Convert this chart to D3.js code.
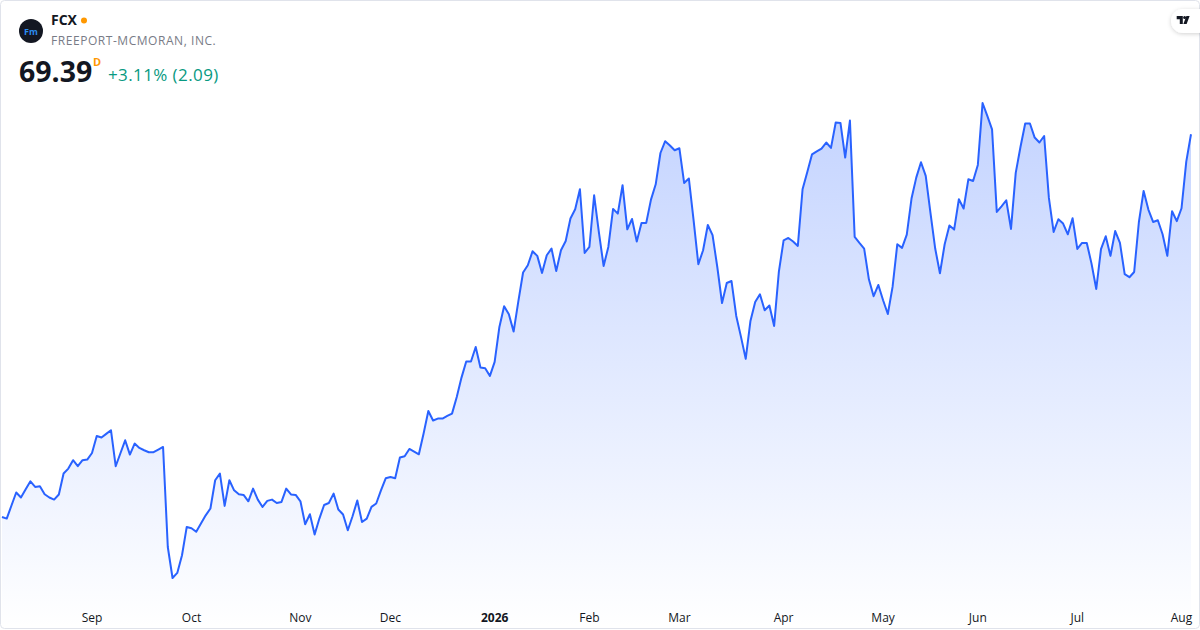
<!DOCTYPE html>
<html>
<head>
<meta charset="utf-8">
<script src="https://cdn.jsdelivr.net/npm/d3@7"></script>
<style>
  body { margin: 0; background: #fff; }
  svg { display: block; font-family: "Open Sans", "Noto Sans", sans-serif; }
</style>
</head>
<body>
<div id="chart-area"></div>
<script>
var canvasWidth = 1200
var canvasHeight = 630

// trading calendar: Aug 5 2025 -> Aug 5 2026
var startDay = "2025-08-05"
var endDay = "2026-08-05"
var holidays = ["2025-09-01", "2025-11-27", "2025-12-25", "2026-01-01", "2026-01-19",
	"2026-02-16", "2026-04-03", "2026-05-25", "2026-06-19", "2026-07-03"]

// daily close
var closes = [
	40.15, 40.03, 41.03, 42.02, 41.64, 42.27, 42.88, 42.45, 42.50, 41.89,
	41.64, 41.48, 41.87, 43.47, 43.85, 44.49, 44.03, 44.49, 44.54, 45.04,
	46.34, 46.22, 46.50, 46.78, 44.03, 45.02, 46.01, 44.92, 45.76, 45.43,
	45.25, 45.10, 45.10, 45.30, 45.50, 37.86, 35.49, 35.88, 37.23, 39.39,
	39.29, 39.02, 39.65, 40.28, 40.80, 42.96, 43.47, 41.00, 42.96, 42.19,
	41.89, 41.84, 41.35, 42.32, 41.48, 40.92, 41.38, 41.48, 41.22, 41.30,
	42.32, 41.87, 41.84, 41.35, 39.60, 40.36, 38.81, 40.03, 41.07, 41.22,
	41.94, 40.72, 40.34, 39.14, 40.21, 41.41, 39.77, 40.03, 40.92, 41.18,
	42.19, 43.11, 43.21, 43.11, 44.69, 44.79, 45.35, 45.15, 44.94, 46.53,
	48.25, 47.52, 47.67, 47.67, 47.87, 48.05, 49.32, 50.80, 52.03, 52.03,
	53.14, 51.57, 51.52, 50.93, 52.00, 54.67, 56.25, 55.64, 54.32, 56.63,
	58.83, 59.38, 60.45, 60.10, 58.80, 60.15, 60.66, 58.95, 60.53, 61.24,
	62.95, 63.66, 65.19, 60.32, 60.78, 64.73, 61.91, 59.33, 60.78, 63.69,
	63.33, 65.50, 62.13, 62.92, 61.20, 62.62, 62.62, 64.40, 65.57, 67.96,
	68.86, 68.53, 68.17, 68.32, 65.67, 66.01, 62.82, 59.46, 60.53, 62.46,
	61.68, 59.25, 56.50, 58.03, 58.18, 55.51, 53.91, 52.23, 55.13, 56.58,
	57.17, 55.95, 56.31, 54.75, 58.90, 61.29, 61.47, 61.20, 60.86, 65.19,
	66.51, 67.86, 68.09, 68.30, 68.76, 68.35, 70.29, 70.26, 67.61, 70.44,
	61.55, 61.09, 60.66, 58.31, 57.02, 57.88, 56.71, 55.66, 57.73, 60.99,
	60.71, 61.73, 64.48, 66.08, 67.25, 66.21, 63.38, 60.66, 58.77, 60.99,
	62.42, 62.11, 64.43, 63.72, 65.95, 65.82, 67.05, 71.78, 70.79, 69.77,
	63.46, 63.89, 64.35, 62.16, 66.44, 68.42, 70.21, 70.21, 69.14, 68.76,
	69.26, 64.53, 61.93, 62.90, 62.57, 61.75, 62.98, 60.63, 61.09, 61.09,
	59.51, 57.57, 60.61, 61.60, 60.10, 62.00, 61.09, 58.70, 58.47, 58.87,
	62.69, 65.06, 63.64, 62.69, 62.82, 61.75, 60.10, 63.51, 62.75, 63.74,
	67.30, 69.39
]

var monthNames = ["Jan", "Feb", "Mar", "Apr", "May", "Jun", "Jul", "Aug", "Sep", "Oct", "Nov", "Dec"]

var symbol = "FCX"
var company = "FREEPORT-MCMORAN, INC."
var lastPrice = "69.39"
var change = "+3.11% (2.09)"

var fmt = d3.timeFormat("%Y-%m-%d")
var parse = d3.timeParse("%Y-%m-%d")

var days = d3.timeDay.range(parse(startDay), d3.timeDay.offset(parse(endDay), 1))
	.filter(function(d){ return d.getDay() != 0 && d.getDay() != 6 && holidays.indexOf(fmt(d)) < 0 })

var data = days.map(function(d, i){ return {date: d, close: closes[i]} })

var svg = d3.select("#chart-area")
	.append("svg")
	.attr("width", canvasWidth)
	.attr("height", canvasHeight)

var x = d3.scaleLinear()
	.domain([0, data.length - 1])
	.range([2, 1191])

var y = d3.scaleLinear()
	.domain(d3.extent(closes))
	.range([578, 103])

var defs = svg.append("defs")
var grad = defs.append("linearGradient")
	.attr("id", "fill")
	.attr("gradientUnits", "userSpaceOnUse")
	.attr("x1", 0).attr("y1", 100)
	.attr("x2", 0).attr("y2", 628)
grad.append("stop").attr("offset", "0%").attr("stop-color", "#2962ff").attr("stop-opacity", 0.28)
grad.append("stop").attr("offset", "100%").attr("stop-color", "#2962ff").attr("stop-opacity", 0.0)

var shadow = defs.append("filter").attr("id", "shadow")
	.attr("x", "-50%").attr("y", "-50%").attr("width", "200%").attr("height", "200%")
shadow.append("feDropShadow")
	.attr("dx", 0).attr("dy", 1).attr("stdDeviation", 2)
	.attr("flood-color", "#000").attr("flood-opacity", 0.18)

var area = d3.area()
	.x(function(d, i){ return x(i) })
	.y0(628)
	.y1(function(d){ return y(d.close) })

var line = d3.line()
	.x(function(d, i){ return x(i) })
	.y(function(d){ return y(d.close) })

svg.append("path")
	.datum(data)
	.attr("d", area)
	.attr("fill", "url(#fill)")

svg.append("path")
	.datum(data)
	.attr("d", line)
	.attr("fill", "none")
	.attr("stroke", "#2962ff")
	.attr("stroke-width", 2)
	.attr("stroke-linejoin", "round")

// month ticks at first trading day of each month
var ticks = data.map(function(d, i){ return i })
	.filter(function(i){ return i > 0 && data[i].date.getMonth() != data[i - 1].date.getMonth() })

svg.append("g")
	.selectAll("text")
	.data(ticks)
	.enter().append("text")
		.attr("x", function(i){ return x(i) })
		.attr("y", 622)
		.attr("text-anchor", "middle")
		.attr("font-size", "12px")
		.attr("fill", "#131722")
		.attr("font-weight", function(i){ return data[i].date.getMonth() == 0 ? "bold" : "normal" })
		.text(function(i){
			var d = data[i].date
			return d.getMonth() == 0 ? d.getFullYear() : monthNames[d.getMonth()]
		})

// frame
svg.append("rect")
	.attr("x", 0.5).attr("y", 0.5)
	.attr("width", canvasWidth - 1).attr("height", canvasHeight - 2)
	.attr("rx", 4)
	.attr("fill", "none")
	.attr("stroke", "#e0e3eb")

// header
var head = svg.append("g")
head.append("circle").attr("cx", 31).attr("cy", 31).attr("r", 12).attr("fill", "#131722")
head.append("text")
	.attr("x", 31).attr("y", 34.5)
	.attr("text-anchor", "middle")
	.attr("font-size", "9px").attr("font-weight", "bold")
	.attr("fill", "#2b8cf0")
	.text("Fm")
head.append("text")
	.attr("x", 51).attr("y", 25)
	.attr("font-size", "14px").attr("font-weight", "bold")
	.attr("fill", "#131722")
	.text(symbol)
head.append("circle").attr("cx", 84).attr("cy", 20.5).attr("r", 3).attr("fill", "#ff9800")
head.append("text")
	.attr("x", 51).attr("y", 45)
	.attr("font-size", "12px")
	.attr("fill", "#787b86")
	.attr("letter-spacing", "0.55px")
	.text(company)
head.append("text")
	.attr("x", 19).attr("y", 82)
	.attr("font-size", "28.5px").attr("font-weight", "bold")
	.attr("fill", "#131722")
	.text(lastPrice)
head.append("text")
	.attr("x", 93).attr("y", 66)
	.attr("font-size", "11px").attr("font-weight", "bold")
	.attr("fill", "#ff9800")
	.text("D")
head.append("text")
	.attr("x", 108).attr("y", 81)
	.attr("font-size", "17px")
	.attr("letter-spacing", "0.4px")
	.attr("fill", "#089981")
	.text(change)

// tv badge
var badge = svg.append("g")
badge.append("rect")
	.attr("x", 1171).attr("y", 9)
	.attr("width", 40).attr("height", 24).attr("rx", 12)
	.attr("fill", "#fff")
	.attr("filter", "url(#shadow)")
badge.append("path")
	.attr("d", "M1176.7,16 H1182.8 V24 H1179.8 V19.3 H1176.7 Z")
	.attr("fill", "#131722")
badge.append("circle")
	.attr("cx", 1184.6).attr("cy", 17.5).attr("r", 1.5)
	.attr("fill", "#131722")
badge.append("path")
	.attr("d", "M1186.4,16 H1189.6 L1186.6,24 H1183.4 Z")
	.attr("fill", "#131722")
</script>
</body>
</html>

===

= WHAT YOU SHOULD DO =
Copy each line of the listing that holds the word "chart".

= EXERCISE RESPONSE =
Convert this chart to D3.js code.
<div id="chart-area"></div>
var svg = d3.select("#chart-area")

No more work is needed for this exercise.